SUARACELEBES.COM, MAKASSAR – Seorang dosen Fakultas Hukum Universitas Hasanuddin HM Idris Buyung mengajukan gugatan kepada Pengadilan Negri Makassar, dengan para tergugat yakni Majelis Hakim yang menyidangkan perkara perdatanya bersama seorang notaris Hendrik Yauri.
HM Idris Buyung selaku pihak penggugat tidak menerima adanya putusan hakim yang memenangkan Hendrik Yauri, dan menanggap majelis hakim telah melanggar pasal 1365 berupa perbuatan mafia hukum.
Adapun ketiga hakim tersebut sebagaimana yang diurai oleh Ketua majelis hakim yang menyidangkan perkara, Kemal Tampubolon yaitu Ketua Pengadilan Tinggi Makassar, Machmud Rachimi, dua orang hakim Pengadilan Negri Bonar Harianja dan Kristijan P Djati.
“Seharusnya agenda hari ini mendengarkan isi gugatan, namun ada beberapa tergugat tidak hadir sehingga kami tunda tiga pekan kedepannya,” tukas Kemal sesat usai membuka sidang.
Sementara itu, kuasa hukum ketiga hakim, Muhammad Faisal Silenang, mengatakan kliennya digugat dengan isi gugatan perbuatan melanggar hukum pasal 1365, perbuatan mafia hukum yang dilakukan oleh notaris Hendrik Yauri, yang disebutnya sebagai dalang.

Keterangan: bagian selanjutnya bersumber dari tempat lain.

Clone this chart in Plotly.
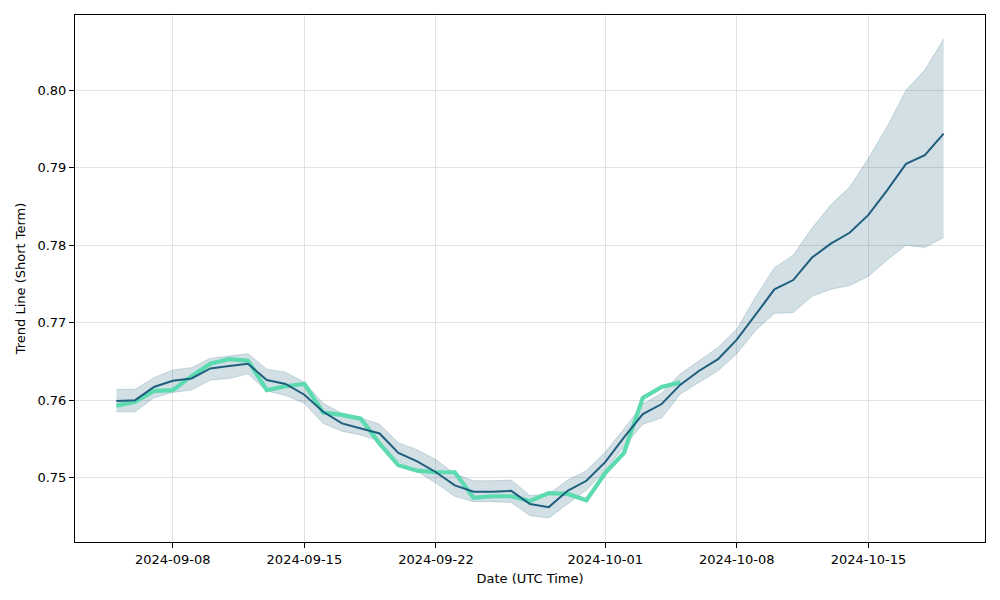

“Klien kami digugat karena menyidangkan perkara sengketa lahan/bangunan yang terjadi antara penggugat Idris Buyung dengan Hendrik Yauri. Sidang itu berlangsung sekitar tahun 2014 lalu,” ungkap Faisal
Menurut Faisal, Idris menggugat hakim karena menganggap isi putusan para hakim pada perkaranya dengan Hendrik Yauri di atas, menyalahi jabatan atau wewenang hakim sebagai perbuatan melanggar hukum dan zalim.
“Jadi ada uraian khusus untuk hakim Bonar dan Kristijan digugat karena pertimbangan hukum yang dikeluarkan pada putusan kasus sengketa antara penggugat dan Hendrik tidak memenangkan penggugat. Sementara untuk ketua PT digugat karena mengeluarkan putusan banding menguatkan putusan PN dinilai juga ikut arus mafia,”urai Faisal.
Sementara itu, Andi Fasman Herman yang juga selaku kuasa tergugat, mengatakan secara yurisprudensi dan ilmu hukum, kesalahan hakim dalam melaksanakan tugas peradilan tidak dapat dipertanggungjawabkan sebagaimana tertuang pada Pasal 1365 BW.
Hal ini lanjut Fasman karena menurut Undang-undang pokok kekuasaan Kehakiman No. 4 tahun 2004 telah diatur tentang upaya-upaya hukum terhadap putusan hakim.
“Disamping itu ditinjau dari aspek hukum Tata Usaha Negara terhadap sistem dan struktur Badan Peradilan tersebut adalah tidak membenarkan adanya tanggungjawab negara atau pemerintah terhadap putusan hakim yang salah dan tidak benar,” ujar Faisal.
Selain itu berdasar atas asas kebebasan hakim, dimana negara, pemerintah atau Mahkamah Agung tidak dapat dimintai pertanggungjawaban atas kesalahan hakim dalam menjalankan tugas peradilannya. “Oleh karena itu PN Makassar seharusnya tidak berwenang mengadili gugatan dan gugatan harus ditolak secara keseluruhan,” tegasnya.